In his comments, the governor also cited a previous study by Vanderbilt University which he said gave “a more positive spin” to the Pre-K effort.
(Note: Expands earlier post)
The final report in a lengthy study on the impact of pre-kindergarten classes on students in Tennessee states that the program not only should be continued for at-risk children, but “should be complemented with additional support and intervention for students over time.”
But state Rep. Bill Dunn, R-Knoxville, issued a news release Tuesday declaring that the report shows pre-K efforts are “gobbling up and wasting valuable resources” that would be better spent on other educational endeavors.
“This report should serve as a revelation for individuals who still believe pre-K is some sort of answer for long-term achievement in education,” said Dunn. “The fact is, it just isn’t. It may be the largest hoax ever perpetrated on the people of Tennessee.”
The study uses data collected from testing of students since Tennessee’s pre-K program was launched in 1998 as a pilot program. It was prepared by Strategic Research Group, working with the state comptroller’s office.
Contrary to previous studies on Tennessee’s pre-K program, new research from Vanderbilt University shows huge student gains, particularly in reading, reports WPLN. An often-quoted report by the state comptroller published last year finds pre-K has some effect, but primarily in disadvantaged students. According to that study, even those gains diminish over time.

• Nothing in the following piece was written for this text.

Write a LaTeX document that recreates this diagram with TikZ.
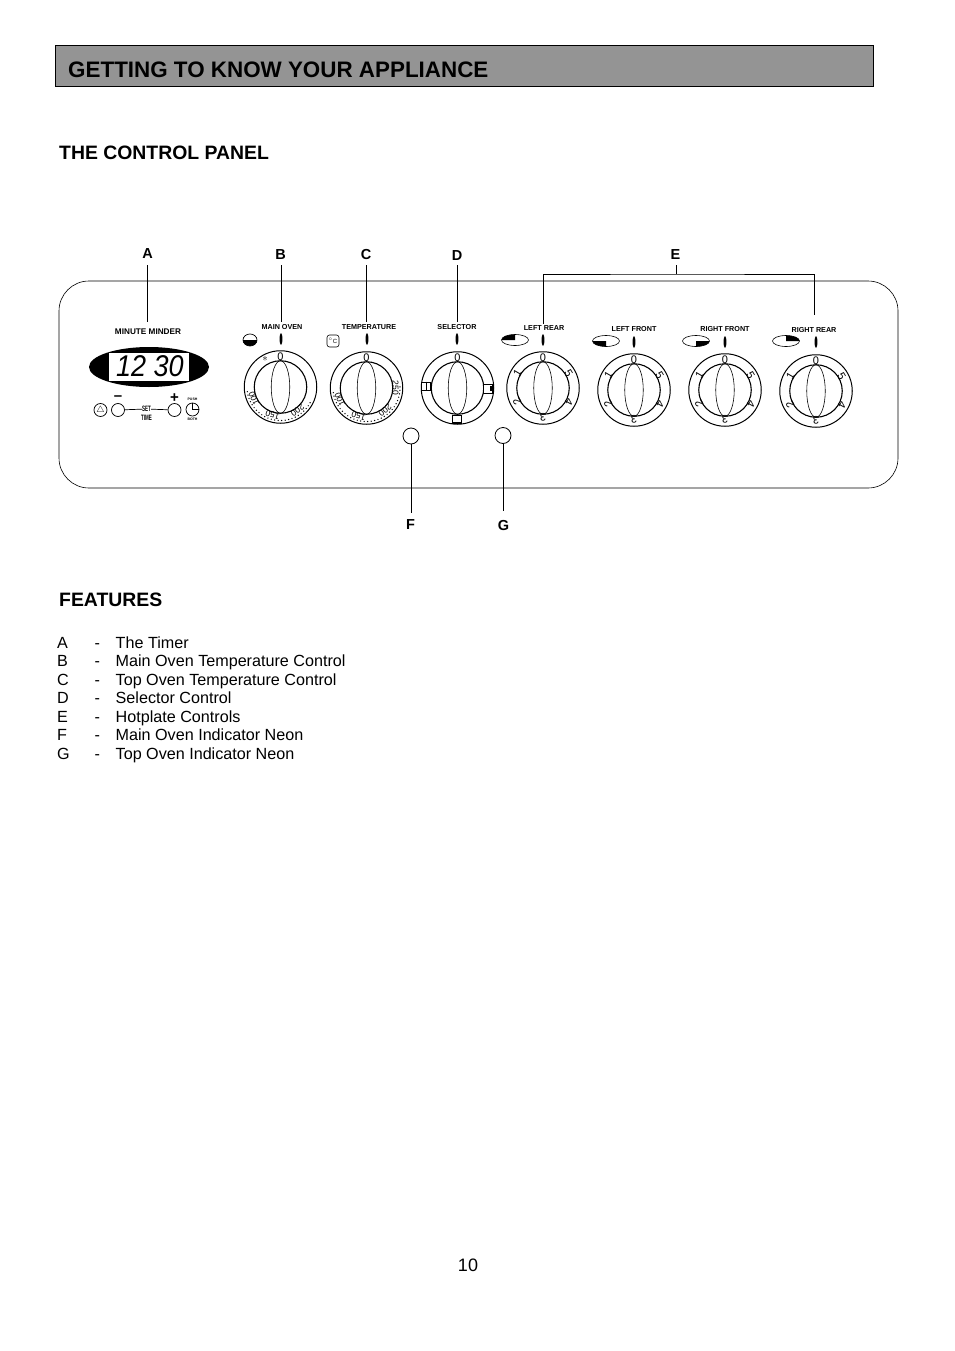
\documentclass[tikz,border=0pt]{standalone}
\usepackage{fontspec}
\setmainfont{Liberation Sans}
\usetikzlibrary{shapes.geometric}
\tikzset{
	heading/.style = {anchor = west, inner sep = 0pt, font = \fontsize{#1}{#1}\selectfont\bfseries},
	letter/.style = {inner sep = 0pt, font = \fontsize{14.5}{15}\selectfont\bfseries},
	item/.style = {anchor = base west, inner sep = 0pt, font = \fontsize{16.15}{17}\selectfont},
	tiny/.style = {inner sep = 0pt, font = \fontsize{7.2}{8}\selectfont\bfseries},
	mark text/.style = {inner sep = 0pt, font = \fontsize{#1}{#1}\selectfont\bfseries},
	outer ring/.style = {circle, draw, line width = 1pt, minimum size = 72.5pt, inner sep = 0pt},
	pointer/.style = {ellipse, fill = black, minimum width = 2.8pt, minimum height = 12pt, inner sep = 0pt},
	lamp/.style = {circle, draw, line width = 0.8pt, minimum size = 16pt, inner sep = 0pt},
	button/.style = {circle, draw, line width = 0.7pt, minimum size = 13pt, inner sep = 0pt},
	selbox/.style = {draw, line width = 0.8pt, fill = white, inner sep = 0pt},
	leader/.style = {line width = 0.6pt},
}
\begin{document}
\begin{tikzpicture}[x=1pt,y=-1pt]
		\useasboundingbox (0, 0) rectangle (954, 1351);
		\fill[white] (0, 0) rectangle (954, 1351);
		%%%%%%%%%%%%%
		\node[draw, line width = 0.8pt, fill = black!42, minimum width = 818pt, minimum height = 41pt, inner sep = 0pt, anchor = north west] (banner) at (55, 45.5) {};
		\node[heading = 22.4] (title) at (68, 69.5) {GETTING TO KNOW YOUR APPLIANCE};
		\node[heading = 19.4] (panel title) at (59, 153) {THE CONTROL PANEL};
		\node[heading = 19.4] (features title) at (59, 600) {FEATURES};
		%%%%%%%%%%%%%
		\draw[line width = 0.6pt, rounded corners = 30pt] (59, 281) rectangle (898, 488);
		%%%%%%%%%%%%% display and buttons
		\node[tiny, font = \fontsize{8.2}{9}\selectfont\bfseries] (minder) at (148, 331.5) {MINUTE MINDER};
		\node[ellipse, fill = black, minimum width = 120pt, minimum height = 40pt, inner sep = 0pt] (display) at (149, 367) {};
		\node[fill = white, minimum width = 80pt, minimum height = 28pt, inner sep = 0pt] (screen) at (149, 367) {};
		\node[inner sep = 0pt, xscale = 0.9, font = \fontsize{30}{30}\selectfont\itshape] (time) at (150, 366.5) {12 30};
		\node[button, minimum size = 13pt] (bell) at (100.5, 410) {};
		\node[inner sep = 0pt, font = \fontsize{9}{9}\selectfont] at (bell) {$\triangle$};
		\node[button] (minus) at (118, 410) {};
		\node[button] (plus) at (174.5, 410) {};
		\node[button, minimum size = 13pt] (clock) at (192.5, 409.5) {};
		\draw[line width = 0.7pt] (clock.center) -- (clock.north);
		\draw[line width = 0.7pt] (clock.center) -- (clock.east);
		\node[mark text = 15] at (118, 398.5) {--};
		\node[mark text = 15] at (174.5, 398) {+};
		\node[mark text = 6, xscale = 0.75, yscale = 1.3] (set) at (146.5, 409) {SET};
		\node[mark text = 6, xscale = 0.75, yscale = 1.3] (settime) at (146.5, 417.5) {TIME};
		\draw[line width = 0.7pt] (minus) -- (set);
		\draw[line width = 0.7pt] (set) -- (plus);
		\node[inner sep = 0pt, font = \fontsize{3.5}{4}\selectfont\bfseries] at (192.5, 399.5) {PUSH};
		\node[inner sep = 0pt, font = \fontsize{3.5}{4}\selectfont\bfseries] at (192.5, 419.5) {BOTH};
		%%%%%%%%%%%%% dials
		\foreach \dname/\dx/\dy/\lx/\ly/\tx/\ty/\ltext in {
			oven/280.5/387/282/327/281/339/MAIN OVEN,
			temp/366.5/388/369/327/367/339/TEMPERATURE,
			sel/457.5/388/457/327/457/339/SELECTOR,
			lr/543/388/544/328/543/340/LEFT REAR,
			lf/634/390/634/329/634/342/LEFT FRONT,
			rf/725/390/725/329/725/342/RIGHT FRONT,
			rr/816/391/814/330/816/342/RIGHT REAR}
		{
			\node[outer ring] (\dname) at (\dx, \dy) {};
			\node[circle, draw, line width = 1.1pt, minimum size = 52.5pt, inner sep = 0pt] (\dname in) at (\dx, \dy) {};
			\node[ellipse, draw, line width = 0.6pt, minimum width = 18.5pt, minimum height = 52.5pt, inner sep = 0pt] (\dname grip) at (\dx, \dy) {};
			\node[tiny] (\dname label) at (\lx, \ly) {\ltext};
			\node[pointer] (\dname tick) at (\tx, \ty) {};
			\path (\dname) ++(90:30.5pt) node[inner sep = 0pt, font = \fontsize{11}{11}\selectfont] {0};
		}
		%%%%%%%%%%%%% hotplate numbers
		\foreach \dname in {lr, lf, rf, rr}
			\foreach \dnum/\dang in {1/150, 2/208, 3/270, 4/332, 5/30}
				\path (\dname) ++(\dang:29.5pt) node[inner sep = 0pt, rotate = \dang-90, font = \fontsize{11}{11}\selectfont] {\dnum};
		%%%%%%%%%%%%% temperature scales
		\foreach \dname/\dend in {oven/334, temp/365}
		{
			\foreach \dang in {188, 194, ..., \dend}
				\fill (\dname) ++(\dang:33.5pt) circle (0.7pt);
		}
		\foreach \dname/\dnum/\dang in {oven/100/203, oven/150/254, oven/200/306, temp/100/203, temp/150/254, temp/200/310, temp/250/0}
			\path (\dname) ++(\dang:29pt) node[inner sep = 0pt, rotate = \dang-90, font = \fontsize{8.5}{9}\selectfont] {\dnum};
		\path (oven) ++(119:32pt) node[inner sep = 0pt, font = \fontsize{11}{11}\selectfont] {$*$};
		%%%%%%%%%%%%% selector symbols
		\node[selbox, minimum width = 8.5pt, minimum height = 8pt] (sel left) at (426, 386) {};
		\node[selbox, minimum width = 9pt, minimum height = 9pt] (sel right) at (487.5, 388.5) {};
		\node[selbox, minimum width = 9pt, minimum height = 7.5pt] (sel low) at (456.5, 419.5) {};
		\fill (452, 421.5) rectangle (461, 423.5);
		\draw[line width = 0.6pt] (sel left.north) -- (sel left.south);
		\fill (490, 386) rectangle (492, 391);
		%%%%%%%%%%%%% lamps and icons
		\node[ellipse, draw, line width = 0.7pt, minimum width = 14pt, minimum height = 12pt, inner sep = 0pt] (oven icon) at (250, 340) {};
		\fill (243, 340) arc[start angle = 180, end angle = 360, x radius = 7pt, y radius = 6pt] -- cycle;
		\node[draw, rounded corners = 2.5pt, line width = 0.6pt, minimum size = 12pt, inner sep = 0pt, font = \fontsize{6}{6}\selectfont] (temp icon) at (333, 341) {$^\circ$C};
		\foreach \iname/\ix/\iy/\sa in {lr/515/340/90, lf/606/341/180, rf/696/341/270, rr/786/341/0}
		{
			\node[ellipse, draw, line width = 0.6pt, minimum width = 27pt, minimum height = 11pt, inner sep = 0pt] (\iname icon) at (\ix, \iy) {};
			\fill (\iname icon.center) -- ++(\sa:13.5pt and 5.5pt) arc[start angle = \sa, delta angle = 90, x radius = 13.5pt, y radius = 5.5pt] -- cycle;
		}
		%%%%%%%%%%%%% neon lamps
		\node[lamp] (neon f) at (411, 436) {};
		\node[lamp] (neon g) at (503, 435.5) {};
		%%%%%%%%%%%%% letters
		\node[letter] (a) at (147.5, 253.5) {A};
		\node[letter] (b) at (280.5, 254.5) {B};
		\node[letter] (c) at (366, 254.5) {C};
		\node[letter] (d) at (457, 255.5) {D};
		\node[letter] (e) at (675.5, 254.5) {E};
		\node[letter] (f) at (410.5, 525) {F};
		\node[letter] (g) at (503.5, 525.5) {G};
		\coordinate (a end) at (147, 322);
		\coordinate (b end) at (281, 322);
		\coordinate (c end) at (366, 322);
		\coordinate (d end) at (457, 322);
		\coordinate (e left) at (543, 324);
		\coordinate (e right) at (814, 315);
		\coordinate (e mid) at (676, 274);
		\draw[leader] (147, 265) -- (a end);
		\draw[leader] (281, 265) -- (b end);
		\draw[leader] (366, 265) -- (c end);
		\draw[leader] (457, 265) -- (d end);
		\draw[leader] (676, 265) -- (e mid);
		\draw[leader] (e left) |- (e mid) -| (e right);
		\draw[leader] (neon f) -- (411, 513);
		\draw[leader] (neon g) -- (503, 511);
		%%%%%%%%%%%%% feature list
		\foreach \fkey/\fy/\ftext in {
			A/648/The Timer,
			B/666/Main Oven Temperature Control,
			C/685/Top Oven Temperature Control,
			D/703/Selector Control,
			E/722/Hotplate Controls,
			F/740/Main Oven Indicator Neon,
			G/759/Top Oven Indicator Neon}
		{
			\node[item] (key \fkey) at (57, \fy) {\fkey};
			\node[item] (dash \fkey) at (94.5, \fy) {-};
			\node[item] (text \fkey) at (115.5, \fy) {\ftext};
		}
		\node[inner sep = 0pt, font = \fontsize{18}{18}\selectfont] (page) at (468, 1265.5) {10};
	\end{tikzpicture}
\end{document}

Vanderbilt professor Dale Farran calls the state’s study “fundamentally flawed.” Her research assesses children before they attend a state-funded pre-K classroom, then matches results a year later with students who met income requirements but didn’t get in.
“Now we have a comparison of children whose parents were interested in pre-K, whose children were similar. And we look at across the pre-K year and find that it makes a substantial difference in those children’s literacy and math skills.” The five-year study will eventually see if those improvements do wear off, but Farran says any fade-out may say more about first and second grade than pre-K.